The present research offers a comprehensive analysis of both non-lightweight and lightweight deep CNN models for the classification of distorted images. Subsequently, it proposes an effective method to enhance the overall distortion image classification performance, which entails choosing features from the pretrained models’ capabilities and using a strong classifier.

Non-lightweight models do well in classifying different kinds of distortion. However, they demand a lot of processing power because of having deeper designs as well as complicated feature extraction capacities.

The kadid10k dataset was used in experiments to evaluate the usefulness of the results. In terms of accuracy, precision, error, recall, and F1 score, the KNN classifier outperformed the naïve Bayes classifier. Additionally, SqueezeNet performed better than other deep CNN models—both lightweight and non-lightweight—across every evaluation metric. The results of the experiment demonstrate that the approach, which combines SqueezeNet and KNN, can effectively and precisely classify distorted images into the right categories.

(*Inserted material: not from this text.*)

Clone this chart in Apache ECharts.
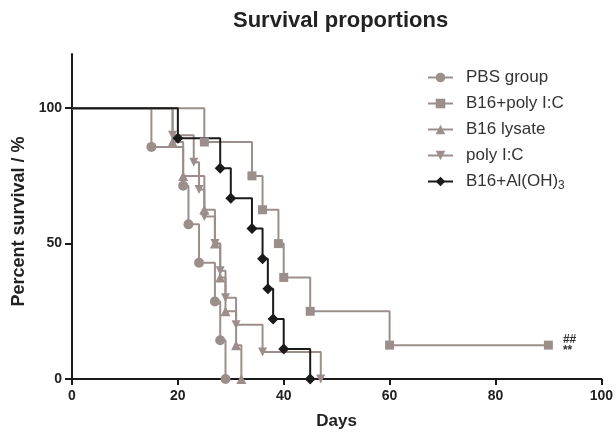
<!DOCTYPE html>
<html>
<head>
<meta charset="utf-8">
<script src="https://cdn.jsdelivr.net/npm/echarts@6/dist/echarts.min.js"></script>
<style>
html, body { margin: 0; padding: 0; background: #fff; }
#chart { width: 616px; height: 435px; }
</style>
</head>
<body>
<div id="chart"></div>
<script>
// Kaplan-Meier steps (day, % surviving)
const pbsDays = [0, 15, 21, 22, 24, 27, 28, 29];
const pbsSurvival = [100, 85.7, 71.4, 57.1, 42.9, 28.6, 14.3, 0];
const b16PolyDays = [0, 25, 34, 36, 39, 40, 45, 60, 90];
const b16PolySurvival = [100, 87.5, 75, 62.5, 50, 37.5, 25, 12.5, 12.5];
const lysateDays = [0, 19, 21, 25, 27, 28, 29, 31, 32];
const lysateSurvival = [100, 87.5, 75, 62.5, 50, 37.5, 25, 12.5, 0];
const polyDays = [0, 19, 23, 24, 25, 27, 28, 29, 31, 36, 47];
const polySurvival = [100, 90, 80, 70, 60, 50, 40, 30, 20, 10, 0];
const alumDays = [0, 20, 28, 30, 34, 36, 37, 38, 40, 45];
const alumSurvival = [100, 88.9, 77.8, 66.7, 55.6, 44.4, 33.3, 22.2, 11.1, 0];

const groupNames = ['PBS group', 'B16+poly I:C', 'B16 lysate', 'poly I:C', 'B16+Al(OH)3'];
const yTicks = [0, 50, 100];

const gray = '#9c8f8b';
const dark = '#1a1a1a';

function kmData(days, vals) {
    return days.map((d, i) => i === 0 ? { value: [d, vals[i]], symbol: 'none' } : [d, vals[i]]);
}

function kmSeries(name, days, vals, symbol, size, color) {
    return {
        name: name,
        type: 'line',
        step: 'end',
        data: kmData(days, vals),
        symbol: symbol,
        symbolSize: size,
        showAllSymbol: true,
        lineStyle: { color: color, width: 2 },
        itemStyle: { color: color },
        emphasis: { disabled: true }
    };
}

const b16Poly = kmSeries(groupNames[1], b16PolyDays, b16PolySurvival, 'rect', 9, gray);
// censored end point gets the significance marks
const last = b16Poly.data.length - 1;
b16Poly.data[last] = {
    value: b16Poly.data[last],
    label: {
        show: true,
        position: 'right',
        distance: 10,
        formatter: '##\n**',
        color: '#333',
        fontSize: 12,
        fontWeight: 'bold',
        lineHeight: 11
    }
};

const chart = echarts.init(document.getElementById('chart'));
chart.setOption({
    animation: false,
    title: {
        text: 'Survival proportions',
        left: 228,
        top: 5,
        textStyle: { fontFamily: 'Liberation Sans', fontSize: 22, fontWeight: 'bold', color: '#222' }
    },
    legend: {
        orient: 'vertical',
        left: 422,
        top: 64,
        itemWidth: 25,
        itemHeight: 12,
        itemGap: 9,
        data: groupNames,
        formatter: name => name === 'B16+Al(OH)3' ? 'B16+Al(OH){sub|3}' : name,
        textStyle: {
            fontFamily: 'Liberation Sans',
            fontSize: 17,
            color: '#333',
            padding: [0, 0, 0, 8],
            rich: { sub: { fontFamily: 'Liberation Sans', fontSize: 12, color: '#333', padding: [8, 0, 0, 0] } }
        }
    },
    grid: { left: 72, right: 13, top: 54, bottom: 52 },
    xAxis: {
        type: 'value',
        min: 0,
        max: 100,
        interval: 20,
        name: 'Days',
        nameLocation: 'middle',
        nameGap: 34,
        nameTextStyle: { fontFamily: 'Liberation Sans', fontSize: 17, fontWeight: 'bold', color: '#222' },
        axisLine: { lineStyle: { color: dark, width: 2 } },
        axisTick: { length: 6, lineStyle: { color: dark, width: 2 } },
        axisLabel: { margin: 10, fontFamily: 'Liberation Sans', fontSize: 14, fontWeight: 'bold', color: '#222' },
        splitLine: { show: false }
    },
    yAxis: {
        type: 'value',
        min: 0,
        max: 120,
        name: 'Percent survival / %',
        nameLocation: 'middle',
        nameGap: 44,
        nameTextStyle: { fontFamily: 'Liberation Sans', fontSize: 18, fontWeight: 'bold', color: '#222', padding: [0, 10, 0, 0] },
        axisLine: { show: true, lineStyle: { color: dark, width: 2 } },
        axisTick: { show: true, length: 7, customValues: yTicks, lineStyle: { color: dark, width: 2 } },
        axisLabel: { margin: 10, customValues: yTicks, fontFamily: 'Liberation Sans', fontSize: 14, fontWeight: 'bold', color: '#222' },
        splitLine: { show: false }
    },
    series: [
        kmSeries(groupNames[0], pbsDays, pbsSurvival, 'circle', 10, gray),
        b16Poly,
        kmSeries(groupNames[2], lysateDays, lysateSurvival, 'triangle', 10, gray),
        kmSeries(groupNames[3], polyDays, polySurvival, 'path://M0,0L2,0L1,1.7Z', 9, gray),
        kmSeries(groupNames[4], alumDays, alumSurvival, 'diamond', 11, dark)
    ]
});
</script>
</body>
</html>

As evidenced by the outcomes, the proposed SqueezeNet-KNN method’s accuracy rate was 89%. It outperformed and was competitive with most of the other approaches. Furthermore, the proposed method utilized the benefits of a lightweight model, which reduced the feature vector dimensions. Due to their small feature vectors, they require less computational power. These models are useful in real-time situations where computing performance is essential, and they actually functioned rather well in classifying different types of distortion. Despite having the aforementioned benefits, the proposed SqueezeNet-KNN still has space for improvement in terms of accuracy, precision, error, recall, and F1 score metrics. Therefore, other lightweight models like ShuffleNet and EfficientNet-B0 will be used in future work. Hybrid model performance and efficiency in managing distorted images will be further improved. Furthermore, the proposed method was only tested on the kadid10k dataset. We would like to test our method on additional datasets, such as MNIST.